1. An angle tool comprising:

an output shaft including a bit holding part capable of holding a bit;

a drive shaft, provided so as to intersect the output shaft, configured to transmit drive force to the output shaft; and

a housing configured to accommodate the drive shaft,

the entirety of the bit holding part being disposed in the housing.

2. The angle tool according to claim 1, wherein

the output shaft includes a gear that receives drive force from the drive shaft, and

the bit holding part is disposed inside the gear.

3. The angle tool according to claim 1, wherein

the bit holding part is disposed in front of the drive shaft so as to intersect an extended line of a central axis of the drive shaft.

4. The angle tool according to claim 1, further comprising

a bit holding releaser for releasing holding of the bit, and

a linking unit connected to the bit holding releaser, wherein

the bit holding releaser is accommodated in the housing, and at least a part of the linking unit is disposed outside the housing.

5. The angle tool according to claim 4, wherein

the linking unit is an arm that has an L-shaped cross-section and has a bearing part at a corner portion of the arm.

6. The angle tool according to claim 1, wherein

the output shaft has a communication hole connected to the bit holding part, and the housing has a housing hole connected to the communication hole.

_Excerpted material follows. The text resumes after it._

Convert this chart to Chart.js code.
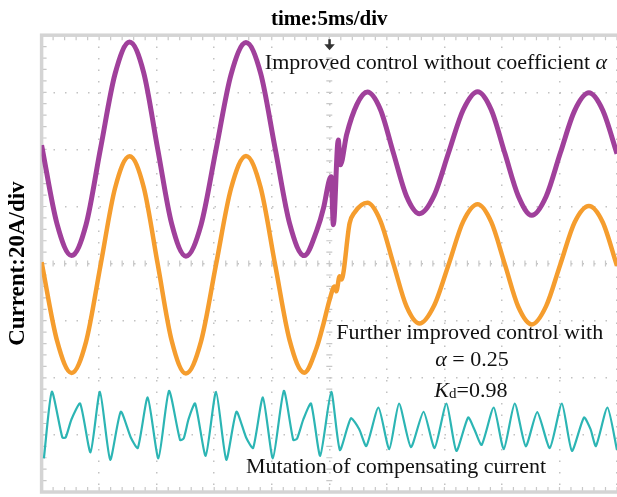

7. The angle tool according to claim 6, further comprising

a cap that covers at least one of the communication hole and the housing hole.

8. The angle tool according to claim 7, wherein

the cap has a screw section and the housing hole has a screw receiving section which meshes with the screw section.

9. An angle tool comprising:

a motor;

a drive shaft that is driven by the motor;

an output shaft configured to form an angle relative to the drive shaft and be driven by the drive shaft;

a hexagonal hole formed in the output shaft;

a locking member capable of protruding from a wall defining the hexagonal hole; and

a housing configured to support the output shaft and accommodate the locking member.